• Task to complete: Pick out every line that holds the string "chart" and copy it.

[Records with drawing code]
###

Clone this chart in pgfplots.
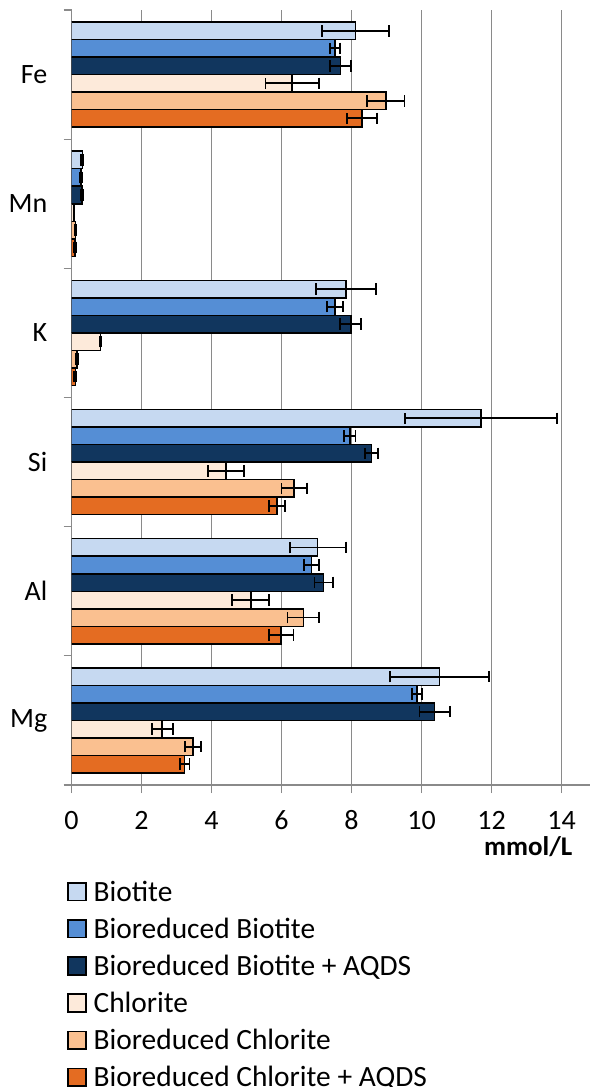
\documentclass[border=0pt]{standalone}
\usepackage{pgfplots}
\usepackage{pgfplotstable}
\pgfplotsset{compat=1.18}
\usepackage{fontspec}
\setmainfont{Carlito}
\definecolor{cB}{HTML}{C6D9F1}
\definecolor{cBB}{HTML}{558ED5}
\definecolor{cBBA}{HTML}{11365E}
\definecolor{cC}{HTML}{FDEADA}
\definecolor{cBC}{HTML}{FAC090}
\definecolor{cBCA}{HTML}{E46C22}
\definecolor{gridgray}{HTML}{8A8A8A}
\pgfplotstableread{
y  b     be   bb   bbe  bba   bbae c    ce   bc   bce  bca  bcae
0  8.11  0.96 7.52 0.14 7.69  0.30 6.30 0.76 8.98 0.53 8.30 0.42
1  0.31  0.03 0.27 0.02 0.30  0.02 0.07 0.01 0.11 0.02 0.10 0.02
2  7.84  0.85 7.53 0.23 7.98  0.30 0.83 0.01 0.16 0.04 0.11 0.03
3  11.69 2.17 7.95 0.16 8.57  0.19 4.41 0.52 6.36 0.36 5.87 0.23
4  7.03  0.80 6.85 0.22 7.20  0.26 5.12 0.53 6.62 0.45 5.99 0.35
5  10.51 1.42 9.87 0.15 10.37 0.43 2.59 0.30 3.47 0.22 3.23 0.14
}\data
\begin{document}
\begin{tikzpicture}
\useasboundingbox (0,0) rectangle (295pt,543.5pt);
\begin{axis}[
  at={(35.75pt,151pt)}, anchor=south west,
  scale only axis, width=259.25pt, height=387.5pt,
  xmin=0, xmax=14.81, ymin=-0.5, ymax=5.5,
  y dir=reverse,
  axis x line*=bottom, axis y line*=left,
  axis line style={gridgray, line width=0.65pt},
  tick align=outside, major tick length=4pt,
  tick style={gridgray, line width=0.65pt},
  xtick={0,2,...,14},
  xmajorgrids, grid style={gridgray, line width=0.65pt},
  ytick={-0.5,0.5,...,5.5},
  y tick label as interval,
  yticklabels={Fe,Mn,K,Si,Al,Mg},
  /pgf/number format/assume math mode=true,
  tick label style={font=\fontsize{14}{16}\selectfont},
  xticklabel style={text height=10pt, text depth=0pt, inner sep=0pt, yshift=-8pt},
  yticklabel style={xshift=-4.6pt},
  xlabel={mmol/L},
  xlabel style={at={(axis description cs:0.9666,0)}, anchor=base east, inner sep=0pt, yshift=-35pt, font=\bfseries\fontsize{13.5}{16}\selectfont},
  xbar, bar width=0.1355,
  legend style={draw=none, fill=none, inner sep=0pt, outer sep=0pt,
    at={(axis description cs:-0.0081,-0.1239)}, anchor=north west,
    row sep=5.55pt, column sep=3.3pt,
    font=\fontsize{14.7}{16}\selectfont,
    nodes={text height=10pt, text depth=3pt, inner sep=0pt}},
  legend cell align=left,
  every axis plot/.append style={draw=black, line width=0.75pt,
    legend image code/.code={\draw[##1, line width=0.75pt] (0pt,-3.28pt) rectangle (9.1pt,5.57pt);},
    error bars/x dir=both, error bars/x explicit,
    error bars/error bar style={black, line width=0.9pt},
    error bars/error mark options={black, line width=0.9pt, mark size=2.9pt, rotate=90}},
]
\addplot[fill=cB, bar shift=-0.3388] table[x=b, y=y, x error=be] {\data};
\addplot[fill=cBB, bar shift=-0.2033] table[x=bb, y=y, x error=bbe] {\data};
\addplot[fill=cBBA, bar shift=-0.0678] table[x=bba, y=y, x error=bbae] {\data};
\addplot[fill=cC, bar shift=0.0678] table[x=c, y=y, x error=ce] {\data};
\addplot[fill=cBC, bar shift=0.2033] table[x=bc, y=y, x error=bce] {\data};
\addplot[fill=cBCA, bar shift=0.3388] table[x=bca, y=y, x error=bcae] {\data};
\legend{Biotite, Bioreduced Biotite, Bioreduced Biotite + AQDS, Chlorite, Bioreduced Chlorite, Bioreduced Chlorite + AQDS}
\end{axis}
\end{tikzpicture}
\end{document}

###

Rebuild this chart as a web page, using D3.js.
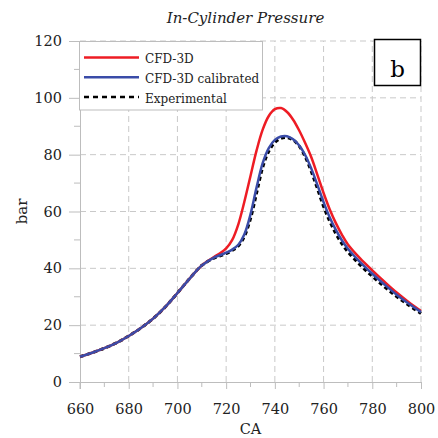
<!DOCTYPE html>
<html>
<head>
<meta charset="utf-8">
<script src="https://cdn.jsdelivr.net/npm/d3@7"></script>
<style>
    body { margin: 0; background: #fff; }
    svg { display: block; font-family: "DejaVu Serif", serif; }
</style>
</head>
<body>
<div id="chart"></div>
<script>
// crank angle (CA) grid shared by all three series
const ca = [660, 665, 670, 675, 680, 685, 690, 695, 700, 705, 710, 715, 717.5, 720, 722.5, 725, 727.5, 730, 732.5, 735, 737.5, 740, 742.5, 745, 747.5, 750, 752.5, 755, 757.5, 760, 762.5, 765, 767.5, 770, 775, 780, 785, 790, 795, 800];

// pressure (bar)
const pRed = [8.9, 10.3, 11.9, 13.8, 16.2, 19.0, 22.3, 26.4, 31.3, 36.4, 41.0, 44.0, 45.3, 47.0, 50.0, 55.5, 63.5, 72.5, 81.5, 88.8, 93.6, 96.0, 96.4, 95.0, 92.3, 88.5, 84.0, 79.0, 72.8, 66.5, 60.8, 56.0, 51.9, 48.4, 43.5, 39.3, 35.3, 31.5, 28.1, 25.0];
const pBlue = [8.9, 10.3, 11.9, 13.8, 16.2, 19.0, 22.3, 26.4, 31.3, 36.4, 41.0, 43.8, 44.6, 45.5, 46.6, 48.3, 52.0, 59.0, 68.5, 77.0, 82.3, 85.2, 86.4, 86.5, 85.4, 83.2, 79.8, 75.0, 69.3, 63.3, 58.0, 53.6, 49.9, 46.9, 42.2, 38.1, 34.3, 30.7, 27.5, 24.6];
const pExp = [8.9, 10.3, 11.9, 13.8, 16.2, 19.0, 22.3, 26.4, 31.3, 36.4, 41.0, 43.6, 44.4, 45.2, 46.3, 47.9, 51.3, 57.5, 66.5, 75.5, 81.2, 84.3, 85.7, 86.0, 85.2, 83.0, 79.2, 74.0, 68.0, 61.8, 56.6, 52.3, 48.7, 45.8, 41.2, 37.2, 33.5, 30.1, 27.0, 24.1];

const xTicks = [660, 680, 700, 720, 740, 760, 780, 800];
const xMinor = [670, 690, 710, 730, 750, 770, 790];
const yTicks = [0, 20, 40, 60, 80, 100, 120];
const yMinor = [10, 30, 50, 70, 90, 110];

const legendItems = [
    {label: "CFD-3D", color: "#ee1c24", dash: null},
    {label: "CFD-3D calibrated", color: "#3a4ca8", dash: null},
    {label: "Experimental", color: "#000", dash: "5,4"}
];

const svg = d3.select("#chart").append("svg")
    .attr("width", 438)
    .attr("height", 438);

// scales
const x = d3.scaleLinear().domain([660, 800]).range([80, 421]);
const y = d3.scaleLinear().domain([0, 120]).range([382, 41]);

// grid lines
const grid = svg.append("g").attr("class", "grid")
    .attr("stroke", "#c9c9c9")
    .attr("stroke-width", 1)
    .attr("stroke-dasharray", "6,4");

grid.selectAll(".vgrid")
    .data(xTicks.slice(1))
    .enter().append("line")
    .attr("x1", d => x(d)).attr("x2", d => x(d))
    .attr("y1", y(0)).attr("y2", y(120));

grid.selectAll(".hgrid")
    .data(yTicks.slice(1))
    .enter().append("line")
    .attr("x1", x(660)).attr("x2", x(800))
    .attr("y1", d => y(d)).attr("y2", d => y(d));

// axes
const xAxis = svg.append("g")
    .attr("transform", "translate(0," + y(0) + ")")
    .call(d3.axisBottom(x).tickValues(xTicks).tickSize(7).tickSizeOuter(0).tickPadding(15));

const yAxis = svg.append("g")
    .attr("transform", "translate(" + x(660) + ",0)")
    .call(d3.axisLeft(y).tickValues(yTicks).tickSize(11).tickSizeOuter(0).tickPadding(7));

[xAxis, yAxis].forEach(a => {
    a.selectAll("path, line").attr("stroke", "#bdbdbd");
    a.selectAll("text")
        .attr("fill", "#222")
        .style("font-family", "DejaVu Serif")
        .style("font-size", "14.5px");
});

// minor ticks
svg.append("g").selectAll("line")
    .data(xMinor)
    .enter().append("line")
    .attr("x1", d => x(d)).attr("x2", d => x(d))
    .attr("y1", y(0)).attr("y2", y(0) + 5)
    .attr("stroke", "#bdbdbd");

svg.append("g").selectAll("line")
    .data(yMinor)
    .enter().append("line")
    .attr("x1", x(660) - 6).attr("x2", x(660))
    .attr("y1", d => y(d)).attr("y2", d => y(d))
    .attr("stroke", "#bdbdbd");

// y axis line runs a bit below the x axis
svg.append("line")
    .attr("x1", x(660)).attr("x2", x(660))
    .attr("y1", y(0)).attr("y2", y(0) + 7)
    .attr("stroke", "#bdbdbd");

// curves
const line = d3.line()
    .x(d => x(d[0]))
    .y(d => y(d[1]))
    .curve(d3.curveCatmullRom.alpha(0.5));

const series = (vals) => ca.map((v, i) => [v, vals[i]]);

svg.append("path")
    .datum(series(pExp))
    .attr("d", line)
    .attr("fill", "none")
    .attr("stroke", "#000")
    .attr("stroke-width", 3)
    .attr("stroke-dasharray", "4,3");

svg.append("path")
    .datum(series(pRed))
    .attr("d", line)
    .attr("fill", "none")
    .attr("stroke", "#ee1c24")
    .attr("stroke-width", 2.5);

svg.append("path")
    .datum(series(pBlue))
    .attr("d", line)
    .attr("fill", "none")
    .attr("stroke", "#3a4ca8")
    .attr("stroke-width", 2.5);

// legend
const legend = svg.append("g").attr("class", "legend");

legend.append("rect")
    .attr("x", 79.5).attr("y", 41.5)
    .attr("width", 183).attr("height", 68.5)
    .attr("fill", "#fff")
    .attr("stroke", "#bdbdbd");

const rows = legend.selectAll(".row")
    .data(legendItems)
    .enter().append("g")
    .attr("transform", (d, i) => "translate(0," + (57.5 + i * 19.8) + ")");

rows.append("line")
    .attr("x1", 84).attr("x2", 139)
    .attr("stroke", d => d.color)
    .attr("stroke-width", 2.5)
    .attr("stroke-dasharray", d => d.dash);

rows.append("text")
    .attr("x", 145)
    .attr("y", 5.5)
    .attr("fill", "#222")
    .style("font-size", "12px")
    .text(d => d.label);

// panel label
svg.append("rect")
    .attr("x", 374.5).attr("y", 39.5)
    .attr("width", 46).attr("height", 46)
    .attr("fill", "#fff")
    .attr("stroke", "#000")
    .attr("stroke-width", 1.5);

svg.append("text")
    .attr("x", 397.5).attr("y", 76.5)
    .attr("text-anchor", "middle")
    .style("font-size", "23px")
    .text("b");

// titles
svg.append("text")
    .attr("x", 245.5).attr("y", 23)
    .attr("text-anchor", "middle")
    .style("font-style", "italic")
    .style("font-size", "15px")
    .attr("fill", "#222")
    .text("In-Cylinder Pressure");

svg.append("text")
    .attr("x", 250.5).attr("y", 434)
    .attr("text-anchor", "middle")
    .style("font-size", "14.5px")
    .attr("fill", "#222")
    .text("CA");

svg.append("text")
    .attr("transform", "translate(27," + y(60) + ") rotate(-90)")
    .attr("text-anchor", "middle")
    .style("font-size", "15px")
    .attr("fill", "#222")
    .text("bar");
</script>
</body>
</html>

###

• Answer to this exercise:
Clone this chart in pgfplots.
Rebuild this chart as a web page, using D3.js.
<div id="chart"></div>
const svg = d3.select("#chart").append("svg")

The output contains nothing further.